• **EXERCISE AIM**
Give again, verbatim, the lines between the line that contains "Generate a Python" and the line that contains "y_ticks = [0, 5, 10, 15, 20]", counting both ends. Pictures are excluded from the copy.

** start TASK INPUT **

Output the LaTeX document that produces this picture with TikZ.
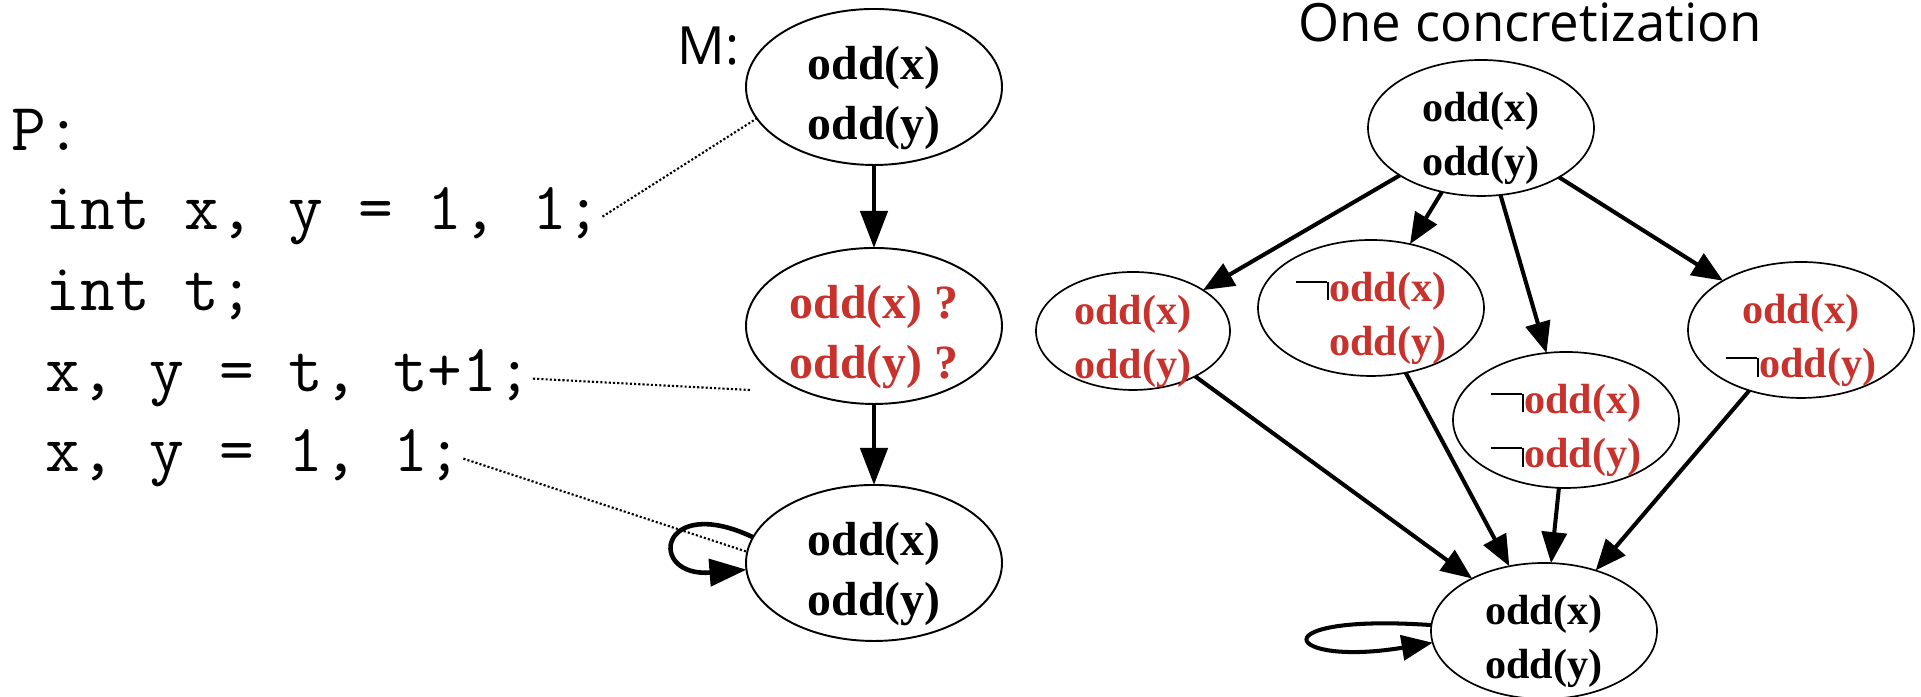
\documentclass[tikz,border=0pt]{standalone}
\usepackage{fontspec}
\setmainfont{Liberation Serif}
\newfontfamily\handfont{Open Sans}
\usetikzlibrary{arrows.meta, shapes.geometric, positioning}
\definecolor{unkred}{RGB}{200,50,45}

% thin black "not" hook in front of a predicate
\newcommand{\negsym}{{\color{black}\rule[0.95ex]{0.75em}{0.05em}\rule[0.05ex]{0.05em}{0.95ex}}}
% two predicates stacked, sitting a bit below the ellipse centre
\newcommand{\twoline}[2]{\raisebox{-0.48em}[0pt][0pt]{\begin{tabular}{@{}c@{}}#1\\#2\end{tabular}}}

\begin{document}
\begin{tikzpicture}[
    state/.style={ellipse, draw=black, line width=0.55pt, inner sep=0pt, outer sep=0pt,
                  minimum width=2.56cm, minimum height=1.56cm,
                  font=\fontsize{13.6}{17}\selectfont\bfseries},
    cstate/.style={state, line width=0.48pt, minimum width=2.26cm, minimum height=1.36cm,
                   font=\fontsize{12}{15.5}\selectfont\bfseries},
    unk/.style={text=unkred},
    code/.style={anchor=base west, inner sep=0pt, font=\fontsize{19.2}{23}\selectfont\ttfamily},
    hand/.style={inner sep=0pt, font=\fontsize{15}{18}\selectfont\handfont},
    link/.style={line width=0.6pt, dash pattern=on 0.6pt off 0.6pt},
    arrow/.style={-{Triangle[length=0.37cm, width=0.27cm]}, line width=1.3pt},
    carrow/.style={-{Triangle[length=0.31cm, width=0.25cm]}, line width=1.15pt}
]
\useasboundingbox (0,0) rectangle (19.21,6.97);

% program P
\node[code] (p) at (0.11, 5.46) {P:};
\node[code] (l1) at (0.45, 4.67) {int x, y = 1, 1;};
\node[code] (l2) at (0.45, 3.86) {int t;};
\node[code] (l3) at (0.45, 3.05) {x, y = t, t+1;};
\node[code] (l4) at (0.45, 2.25) {x, y = 1, 1;};

% abstract model M
\node[hand, anchor=base west] (mname) at (6.77, 6.32) {M:};
\node[state] (mtop) at (8.74, 6.10) {\twoline{odd(x)}{odd(y)}};
\node[state, unk] (mmid) at (8.74, 3.71) {\twoline{odd(x) ?}{odd(y) ?}};
\node[state] (mbot) at (8.74, 1.34) {\twoline{odd(x)}{odd(y)}};
\draw[arrow] (mtop) -- (mmid);
\draw[arrow] (mmid) -- (mbot);
\draw[arrow] (mbot.168) .. controls +(-0.95,0.45) and +(-1.0,-0.08) .. (mbot.183);

% statements to states
\coordinate (l3end) at (7.50, 3.07);
\draw[link] (l1.east) -- (mtop.195);
\draw[link] (l3.east) -- (l3end);
\draw[link] (l4.east) -- (mbot.175);

% concretization
\node[hand, anchor=base] (title) at (15.30, 6.55) {One concretization};
\node[cstate] (ctop) at (14.81, 5.69) {\twoline{odd(x)}{odd(y)}};
\node[cstate, unk, minimum width=1.94cm, minimum height=1.18cm] (codd) at (11.33, 3.66) {\twoline{odd(x)}{odd(y)}};
\node[cstate, unk] (cnx) at (13.71, 3.89) {\twoline{\negsym odd(x)}{\phantom{\negsym}odd(y)}};
\node[cstate, unk] (cnxy) at (15.66, 2.77) {\twoline{\negsym odd(x)}{\negsym odd(y)}};
\node[cstate, unk] (cny) at (18.01, 3.67) {\twoline{odd(x)}{\negsym odd(y)}};
\node[cstate] (cbot) at (15.44, 0.66) {\twoline{odd(x)}{odd(y)}};
\foreach \n in {codd, cnx, cnxy, cny} {
    \draw[carrow] (ctop) -- (\n);
    \draw[carrow] (\n) -- (cbot);
}
\draw[carrow] (cbot.177) .. controls +(-1.75,0.12) and +(-1.5,-0.25) .. (cbot.186);
\end{tikzpicture}
\end{document}
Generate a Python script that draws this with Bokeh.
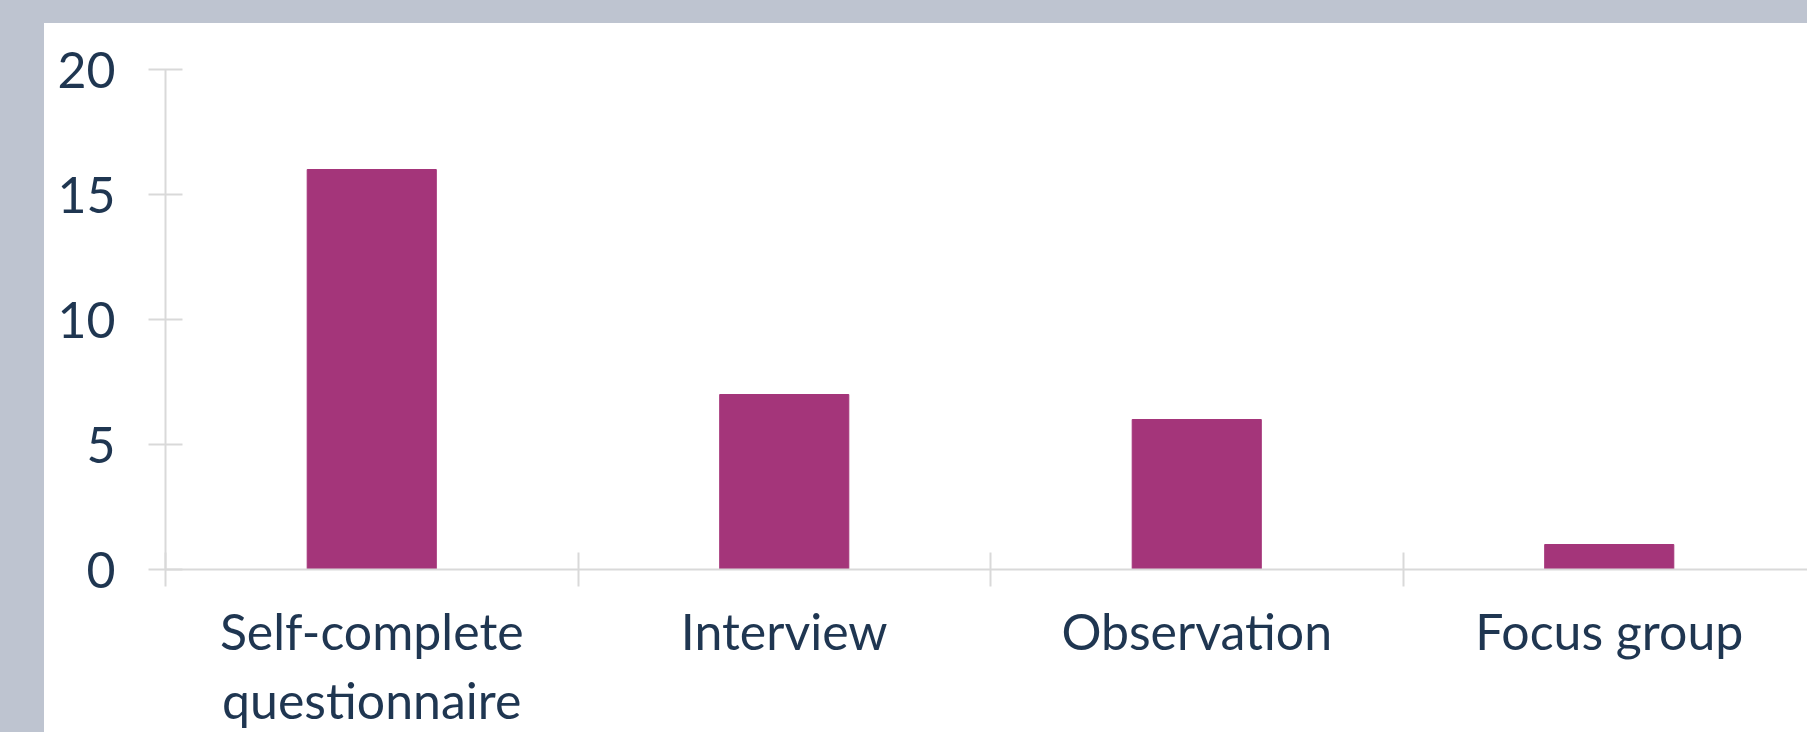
from bokeh.plotting import figure
from bokeh.models import Range1d, FixedTicker, Div
from bokeh.layouts import column, row
from bokeh.embed import file_html
from bokeh.resources import INLINE

# ---- data ----
categories = ["Self-complete\nquestionnaire", "Interview", "Observation", "Focus group"]
counts = [16, 7, 6, 1]
y_ticks = [0, 5, 10, 15, 20]

# ---- styles ----
BAR = "#A4357A"
TEXT = "#1F3651"
AXIS = "#D9D9D9"
BAND = "#BEC4D0"
FONT = "Lato"

positions = [i + 1 for i in range(len(categories))]
boundaries = [i + 0.5 for i in range(len(categories) + 1)]

BAND_W, BAND_H = 44, 23
FIG_W, FIG_H = 1807 - BAND_W, 732 - BAND_H
LEFT, TOP = 121, 46
px_per_cat = 412.5

p = figure(width=FIG_W, height=FIG_H, output_backend="svg", toolbar_location=None,
           x_range=Range1d(0.5, 0.5 + (FIG_W - LEFT) / px_per_cat),
           y_range=Range1d(0, 20),
           min_border_left=LEFT, min_border_right=0, min_border_top=TOP, min_border_bottom=0)
p.background_fill_color = "white"
p.border_fill_color = "white"
p.outline_line_color = None
p.xgrid.visible = False
p.ygrid.visible = False

p.vbar(x=positions, top=counts, width=0.313, color=BAR)

# x axis
xa = p.xaxis[0]
xa.ticker = FixedTicker(ticks=positions, minor_ticks=boundaries)
xa.major_label_overrides = {pos: lab for pos, lab in zip(positions, categories)}
xa.major_tick_line_color = None
xa.major_tick_in = 0
xa.major_tick_out = 17
xa.minor_tick_in = 17
xa.minor_tick_out = 17
xa.minor_tick_line_color = AXIS
xa.minor_tick_line_width = 2
xa.axis_line_color = AXIS
xa.axis_line_width = 2
xa.major_label_standoff = 14
xa.major_label_text_font = FONT
xa.major_label_text_font_size = "50px"
xa.major_label_text_line_height = 1.15
xa.major_label_text_color = TEXT

# y axis
ya = p.yaxis[0]
ya.ticker = FixedTicker(ticks=y_ticks)
ya.major_tick_in = 17
ya.major_tick_out = 17
ya.major_tick_line_color = AXIS
ya.major_tick_line_width = 2
ya.minor_tick_line_color = None
ya.axis_line_color = AXIS
ya.axis_line_width = 2
ya.major_label_standoff = 33
ya.major_label_text_font = FONT
ya.major_label_text_font_size = "50px"
ya.major_label_text_color = TEXT

top_band = Div(text="", width=1807, height=BAND_H, margin=0,
               styles={"background-color": BAND})
left_band = Div(text="", width=BAND_W, height=FIG_H, margin=0,
                styles={"background-color": BAND})

layout = column(top_band, row(left_band, p, spacing=0), spacing=0)

open("out.html", "w").write(file_html(layout, INLINE))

** end TASK INPUT **

• **RESULT OF THIS TASK**
Generate a Python script that draws this with Bokeh.
from bokeh.plotting import figure
from bokeh.models import Range1d, FixedTicker, Div
from bokeh.layouts import column, row
from bokeh.embed import file_html
from bokeh.resources import INLINE

# ---- data ----
categories = ["Self-complete\nquestionnaire", "Interview", "Observation", "Focus group"]
counts = [16, 7, 6, 1]
y_ticks = [0, 5, 10, 15, 20]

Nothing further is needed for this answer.